Ozempic increases risk of debilitating eye condition: studies
NAION risk and how big it is
- Discussion centers on semaglutide (Ozempic/Rybelsus, possibly Wegovy) and a rare eye condition: non‑arteritic anterior ischemic optic neuropathy (NAION), which causes sudden, usually painless vision loss in one eye.
- Studies report roughly a doubling of NAION risk in type 2 diabetics on once‑weekly semaglutide.
- Absolute risk remains low: around 0.2 cases per 1,000 person‑years, with ~1.5–2.5 additional cases per 10,000 treated people per year.
- Some argue that “risk doubling” sounds alarming without base rates; others note that even rare doubled risks merit attention if mechanisms are unknown.
Causality, study design, and data
- Both Danish studies are observational cohort designs; commenters stress they cannot prove causation.
- One view: “correlation is not causation” is overused and can be weaponized to dismiss legitimate signals; still, more research is needed, especially given NAION’s rarity.
- Concerns raised about confounding: semaglutide users may be sicker on average.
- One commenter notes NAION incidence peaks align more with COVID timing than with semaglutide uptake, suggesting possible alternative explanations (speculative within thread).
Context: diabetes, obesity, and relative risk
- Multiple comments emphasize that untreated type 2 diabetes and obesity already carry high risks (including blindness, cardiovascular disease, kidney damage).
- Consensus in the thread: any added NAION risk from semaglutide is likely much smaller than the overall health risks from diabetes/obesity.
Use for weight loss vs diabetes
- Studies discussed focus on type 2 diabetics; impact on non‑diabetic weight‑loss users is labeled “unclear.”
- Some argue current media coverage should draw a clearer distinction, given explosive off‑label/weight‑loss use.
Side effects, benefits, and long‑term uncertainty
- GLP‑1 agonists are said to have relatively low intrinsic hypoglycemia risk unless combined with other diabetic drugs.
- Reported benefits go beyond weight loss: reduced cravings/addictive behaviors, improved sleep and functioning, and possible anti‑inflammatory and neuroprotective effects (all based on anecdotes and early studies cited in the thread).
- Others warn of GI and other side effects, unknown decades‑long safety, and the likelihood of weight regain after stopping.

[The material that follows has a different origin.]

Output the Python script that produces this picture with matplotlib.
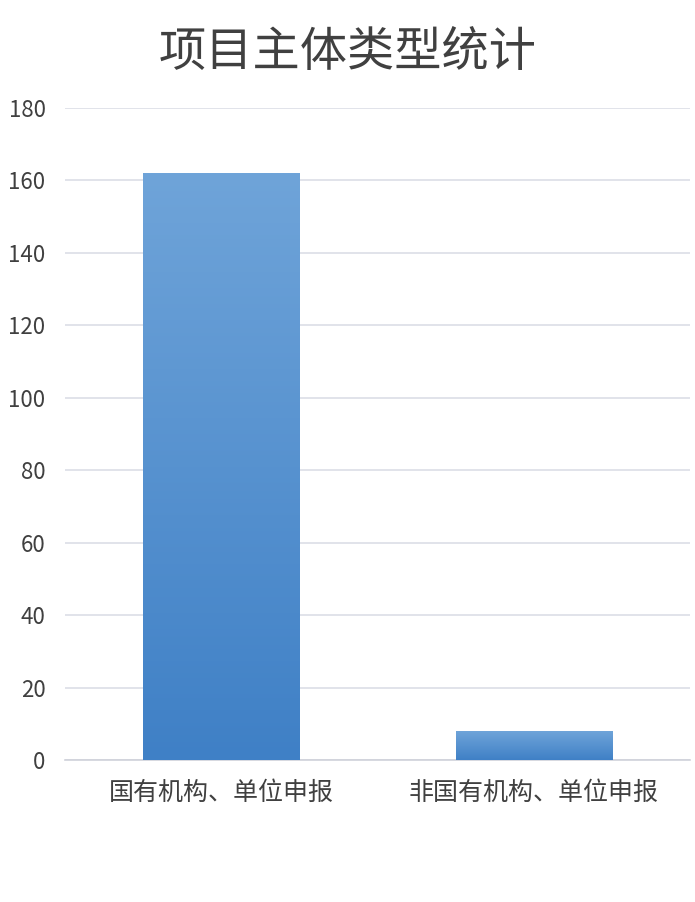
import matplotlib.pyplot as plt
import numpy as np
from matplotlib.colors import LinearSegmentedColormap

plt.rcParams['font.family'] = ['Noto Sans CJK SC', 'DejaVu Sans']

# data
categories = ['国有机构、单位申报', '非国有机构、单位申报']
counts = [162, 8]
yticks = [0, 20, 40, 60, 80, 100, 120, 140, 160, 180]

fig = plt.figure(figsize=(6.95, 9.02), dpi=100)
ax = fig.add_axes([0.0935, 0.1574, 0.8995, 0.7229])

x = np.arange(len(categories))
bars = ax.bar(x, counts, width=0.5, color='none', zorder=3)

# vertical gradient fill for each bar
cmap = LinearSegmentedColormap.from_list('bl', ['#3f80c6', '#6fa4d9'])
grad = np.linspace(0, 1, 256).reshape(-1, 1)
for b in bars:
    x0, w, h = b.get_x(), b.get_width(), b.get_height()
    im = ax.imshow(grad, cmap=cmap, aspect='auto', origin='lower',
                   extent=[x0, x0 + w, 0, h], zorder=3)
    im.set_clip_path(b)

ax.set_xlim(-0.5, 1.5)
ax.set_ylim(0, 180)
ax.set_yticks(yticks)
ax.set_xticks(x)
ax.set_xticklabels(categories, fontsize=18, color='#404040')
ax.tick_params(axis='y', labelsize=16, labelcolor='#404040', length=0, pad=14)
ax.tick_params(axis='x', length=0, pad=14)
ax.grid(axis='y', color='#dcdee6', linewidth=1.2, zorder=0)
for s in ['top', 'right', 'left']:
    ax.spines[s].set_visible(False)
ax.spines['bottom'].set_color('#d0d2da')
ax.spines['bottom'].set_linewidth(1.2)

fig.text(0.5, 0.942, '项目主体类型统计', ha='center', va='center',
         fontsize=34, fontweight='medium', color='#404040')

fig.savefig('out.png', dpi=100)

Ethical and cultural debate
- Strong clash between:
- A camp viewing GLP‑1 use for obesity as an acceptable, even transformative medical tool.
- A camp framing obesity mainly as personal responsibility and seeing drugs as “easy way out” with “nature’s price.”
- Counter‑arguments stress addiction‑like dynamics of overeating, biological variability, and the legitimacy of medical “shortcuts” when they improve health.